The next important sequence is within Dr. Winkel’s den. It is filled with a “collection of collections” which obstruct light and cast odd shadow patterns so that as Dr. Winkel paces the floor of the room he is continuously in half-shadow. As Winkel fabricates more of the story he increasingly denies to answer just as much and paces more. He is simultaneously dominating but submissive within the frame of each shot and within the conversation. That is to say he carefully directs the conversation as much as he is directing how much of the frame he fills. The effect is shown once again through Dutch tilt when Holly is part of the shot, again showing Holly’s helplessness and confusion. The effect of this sequence on the audience is that of curiosity; we know that Winkel is orchestrating the conversation and at this point we are beginning to suspect that Holly’s fate is being orchestrated not by super-natural powers but by the careful crafting by humans.

Holly later talks to the third friend of Harry’s, a Mr. Popescu, and is threatened, but Holly’s naivety causes him to not pick up on it and he continues his investigation. The noir aesthetic of lighting and angles continues to be used more frequently as the scenes of the movie switch from daylight to night time and from well light rooms to dim ones. This aesthetic is naturally reflected in the scene after the porter is murdered and Holly is identified as a possible suspect. Holly goes to his hotel to contact Colloway of the police force and finds a car waiting for him. Without thinking Holly takes the car and the driver immediately races off. As the driver speeds off to the unknown destination we see a fixed camera shot where everything else is moving. The driver is immersed in shadow, signifying complete mystery, except infrequent slivers of key lighting illuminating the left side of his face from the right. The driver completely fills half of the frame while sitting in his darkness, and this is contrasted with Holly’s position in the car. He is in the back seat, behind bars and glass that separates him from the driver. Holly’s face is lit by key lighting coming in from both sides but is most obviously lit from the left. To the audience the car and driver are most obviously a symbolic representation of Holly’s fate in the traditional noir sense; Holly is bouncing around in the back seat as Fate takes him to an unknown destination with unknown consequences regardless of Holly’s desire to go elsewhere. This reflects the audience’s reaction to the plot twist seen just moments ago, when the porter was murdered (and Holly was blamed for no good reason, very noir). The audience now suspects that Harry’s friends are conspiring against Holly and at this point do not know in which direction the plot will twist, much like how Holly does not know in which direction the roads will twist while he is within the car.

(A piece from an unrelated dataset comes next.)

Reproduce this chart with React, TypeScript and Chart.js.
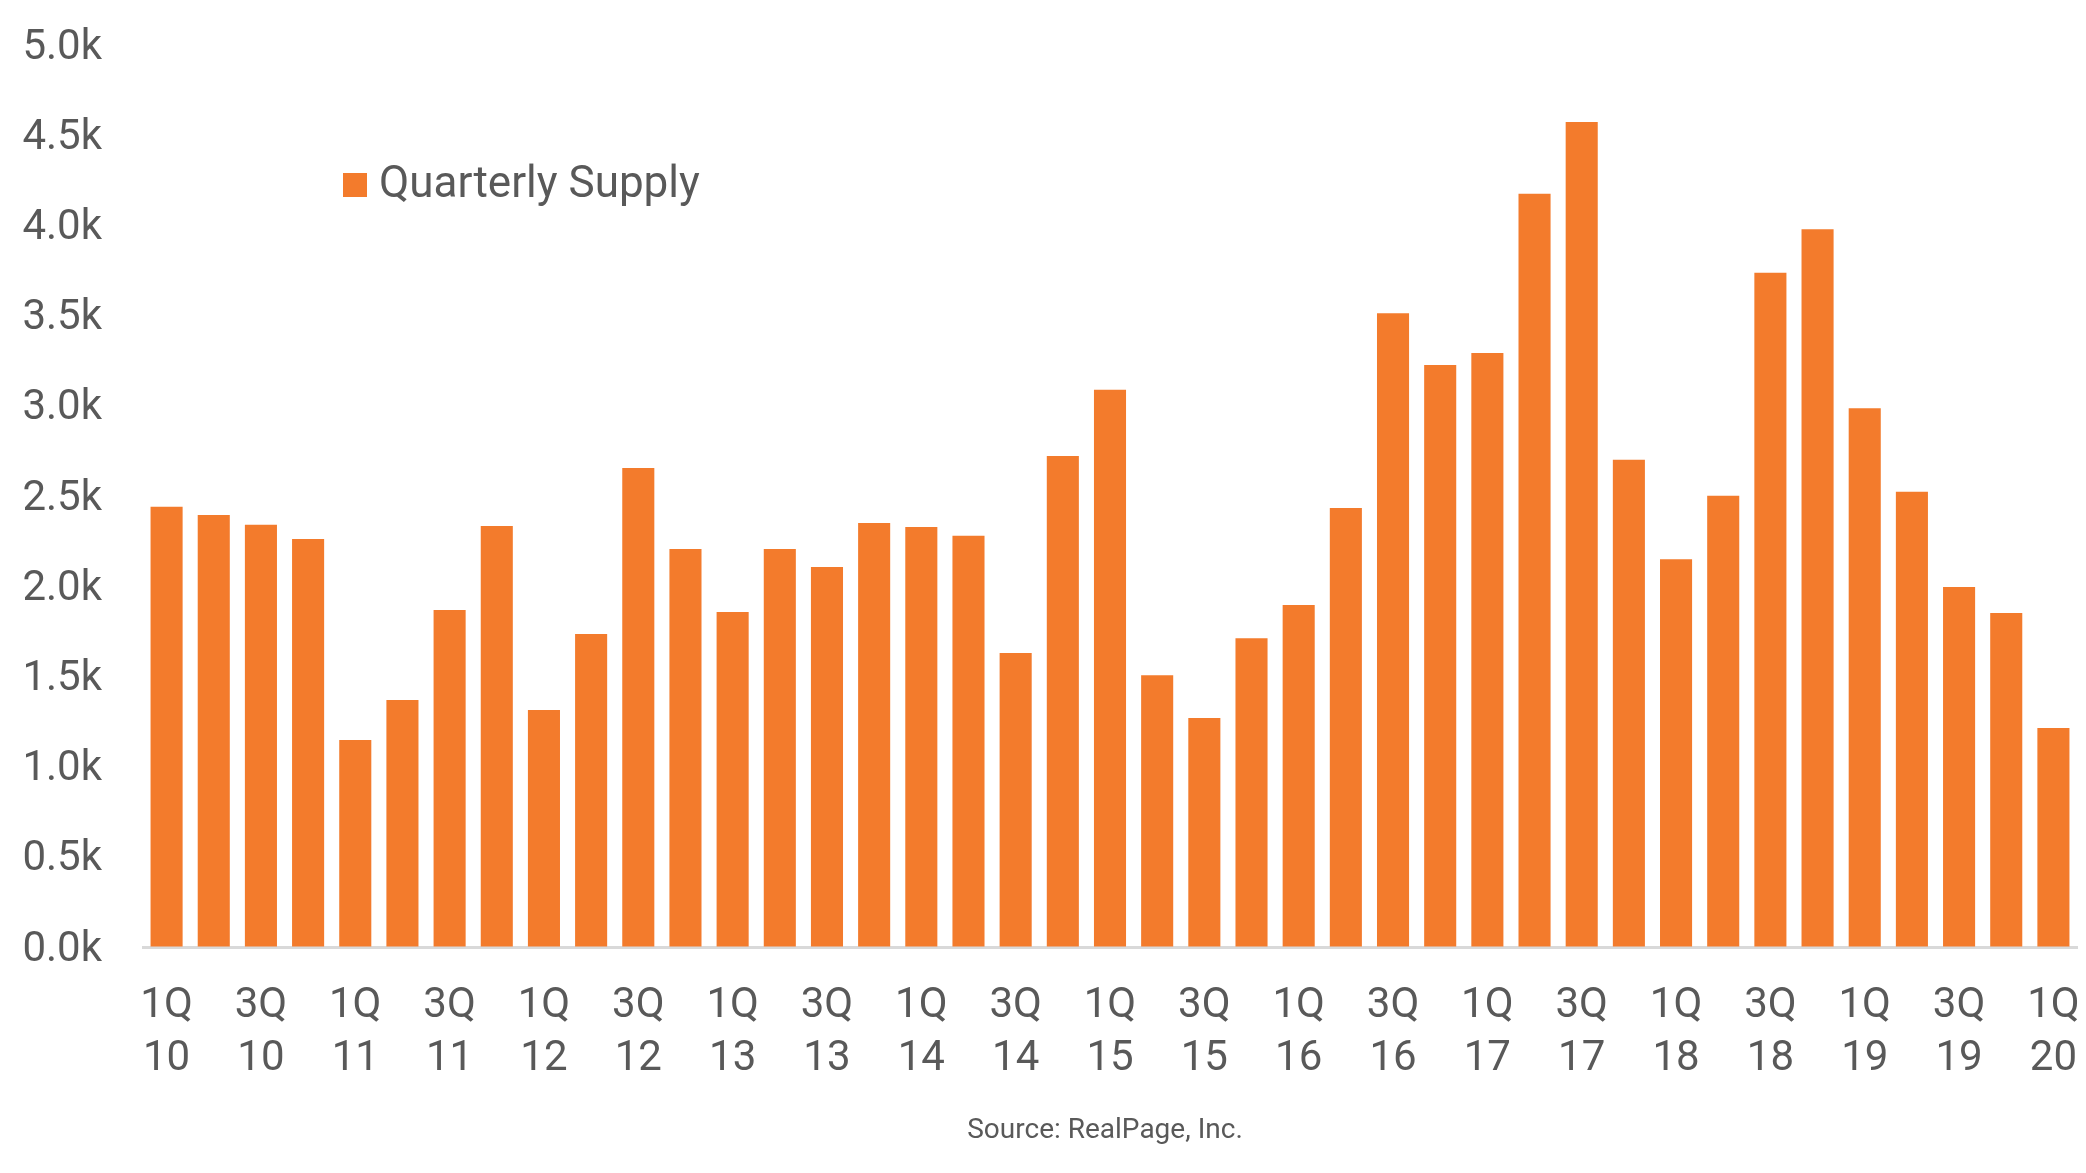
import React, { useEffect, useRef } from "react";
import { Chart, registerables } from "chart.js";

Chart.register(...registerables);

const quarters = [
  "1Q10", "2Q10", "3Q10", "4Q10",
  "1Q11", "2Q11", "3Q11", "4Q11",
  "1Q12", "2Q12", "3Q12", "4Q12",
  "1Q13", "2Q13", "3Q13", "4Q13",
  "1Q14", "2Q14", "3Q14", "4Q14",
  "1Q15", "2Q15", "3Q15", "4Q15",
  "1Q16", "2Q16", "3Q16", "4Q16",
  "1Q17", "2Q17", "3Q17", "4Q17",
  "1Q18", "2Q18", "3Q18", "4Q18",
  "1Q19", "2Q19", "3Q19", "4Q19",
  "1Q20",
];

const quarterlySupply = [
  2440, 2395, 2340, 2262,
  1147, 1369, 1868, 2334,
  1314, 1735, 2655, 2206,
  1857, 2206, 2106, 2351,
  2328, 2279, 1630, 2722,
  3089, 1507, 1269, 1712,
  1896, 2433, 3513, 3226,
  3292, 4175, 4573, 2701,
  2150, 2502, 3737, 3979,
  2987, 2523, 1995, 1851,
  1214,
];

const yTickLabels = ["0.0k", "0.5k", "1.0k", "1.5k", "2.0k", "2.5k", "3.0k", "3.5k", "4.0k", "4.5k", "5.0k"];

const xTickLabels = quarters.map((q, i) => (i % 2 === 0 ? [q.slice(0, 2), q.slice(2)] : ""));

const seriesLabel = "Quarterly Supply";
const sourceText = "Source: RealPage, Inc.";

const W = 2086;
const H = 1173;
const TEXT = "#595959";
const ORANGE = "#F37B2C";
const FONT = "Roboto";

const overlayPlugin = {
  id: "overlay",
  afterDraw(chart: any) {
    const ctx = chart.ctx;
    const area = chart.chartArea;
    const ds = chart.data.datasets[0];
    ctx.save();
    // legend
    const bx = area.left + 200;
    const by = area.top + 128;
    ctx.fillStyle = ds.backgroundColor;
    ctx.fillRect(bx, by, 24, 24);
    ctx.fillStyle = TEXT;
    ctx.font = `44px ${FONT}`;
    ctx.textAlign = "left";
    ctx.textBaseline = "middle";
    ctx.fillText(ds.label, bx + 36, by + 13);
    // source
    ctx.font = `28px ${FONT}`;
    ctx.textAlign = "center";
    ctx.fillText(sourceText, (area.left + area.right) / 2 - 5, 1131);
    ctx.restore();
  },
};

export default function App() {
  const ref = useRef<HTMLCanvasElement | null>(null);

  useEffect(() => {
    if (!ref.current) return;
    const chart = new Chart(ref.current, {
      type: "bar",
      data: {
        labels: quarters,
        datasets: [
          {
            label: seriesLabel,
            data: quarterlySupply,
            backgroundColor: ORANGE,
            borderWidth: 0,
            categoryPercentage: 0.8,
            barPercentage: 0.85,
          },
        ],
      },
      options: {
        responsive: false,
        maintainAspectRatio: false,
        animation: false,
        layout: { padding: { left: 0, right: 9, top: 45, bottom: 0 } },
        plugins: {
          legend: { display: false },
          tooltip: { enabled: false },
          title: { display: false },
        },
        scales: {
          x: {
            grid: {
              display: true,
              drawOnChartArea: false,
              drawTicks: true,
              tickLength: 33,
              tickColor: "rgba(0,0,0,0)",
            },
            border: { display: true, color: "#D9D9D9", width: 3 },
            afterFit: (scale: any) => {
              scale.height = H - 947;
            },
            ticks: {
              autoSkip: false,
              maxRotation: 0,
              minRotation: 0,
              padding: 0,
              color: TEXT,
              font: { family: FONT, size: 42, lineHeight: 53 / 42 },
              callback: (_v: any, i: number) => xTickLabels[i],
            },
          },
          y: {
            min: 0,
            max: 5000,
            grid: {
              display: true,
              drawOnChartArea: false,
              drawTicks: true,
              tickLength: 41,
              tickColor: "rgba(0,0,0,0)",
            },
            border: { display: false },
            afterFit: (scale: any) => {
              scale.width = 143;
            },
            ticks: {
              stepSize: 500,
              padding: 0,
              labelOffset: 3,
              color: TEXT,
              font: { family: FONT, size: 42 },
              callback: (_v: any, i: number) => yTickLabels[i],
            },
          },
        },
      },
      plugins: [overlayPlugin],
    });
    return () => chart.destroy();
  }, []);

  return (
    <div style={{ position: "absolute", left: 0, top: 0, width: W, height: H, background: "#fff" }}>
      <canvas ref={ref} width={W} height={H} style={{ width: W, height: H, display: "block" }} />
    </div>
  );
}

After a bit of running around while being chased by Popescu’s men, Holly and the audience both no longer know whom to trust or believe. It is at this point that Holly turns to Calloway, the police officer, and we learn of the facts surrounding Harry’s ‘racketeering.’ Holly gets drunk and pays a final visit to Anna before he is going to fly back home the next morning. The sequence after he leaves Anna’s apartment is one of the most noir moments in the entire film. Holly notices Anna’s cat at the feet of a body immersed in shadow, save the feet. To reflect Holly’s inebriated state, the Dutch tilt is once again used to disorient the audience into a carefully calculated thought process of who could possibly be in the shadow. Holly makes such a ruckus that a woman is startled and turns on her light. The shot is put into Dutch tilt and a face is suddenly illuminated. The audience is meant to be just as surprised as the man we see in the light, whom we instantly recognize as Harry despite having never seen him before, if not by the look on his face then by Holly’s reaction. The significance of this scene is the abruptness of the light; it comes in suddenly and leaves just as suddenly. Harry’s disappearance trick thanks to the sudden darkness and a car leaves Holly in a complete state of shock and confusion, more poetically, it leaves Holly in the dark.

The plot unfolds itself to have Holly work with the police to bring Harry to justice. At first it was Holly’s attempt to win Anna’s heart but she rejects him and Holly does it for Harry’s victims. One of the final sequences takes place in the large labyrinth of the Vienna sewers as Harry runs for his life, trying to escape further and further into the darkness only to attempt several times to metaphorically emerge into the light again. More literally he tries to escape the sewers but at every turn is hindered by police, so that he must escape deeper into the sewer to find safety. In the final scene of the sequence, Harry has been shot, but has managed to crawl up a staircase to its top, only to have his escape to the surface be prevented by the sewer itself via grating; metaphorically speaking, Harry’s escape from darkness was prevented by the darkness itself. It makes no difference however, the camera cuts to the surface, and we see Harry’s fingers poking through to the surface in one of the creepiest and moving shots I've seen. The surface is barren, empty, the wind howls and echoes and the entire scene makes the audience feel cold. This scene is Reed’s commentary on the morality of his film; he’s trying to tell the audience that Harry cannot be saved, there is no ‘light’ at the end of Harry’s journey, unlike how the porter was shrouded in light when he was at the top of his staircase. This is how Holly finds and confronts Harry. Harry is now a broken man, lying atop a staircase in the same metaphorical sense I used to juxtapose Holly and the porter in the opening scene. Harry nods to Holly, and both of them know and accept what must be done.

In the true noir ending, Holly is a broken man. He came to Vienna “happy as a lark” at the prospects of getting a job with his old friend. During the course of his adventures his chances for a job and his friend were both, figuratively speaking, dead, but he had his eyes on a certain girl and fell in love with her. Holly’s dilemma throughout the movie reflects some of the most tantalizing philosophical questions: a job and good friends or a passionate romance? Holly gambles everything he could have on a romance with Anna and in the end comes up empty handed like any noir hero. The final scene of the entire movie is Anna walking straight past Holly, completely indifferent to his existence. The fact that Holly chose this course of action that led to his self destruction is what lingers inside of the audience’s minds as the movie closes with Holly standing alone with nothing left for him but his good looks and the shirt on his back. That is why this film is a film noir.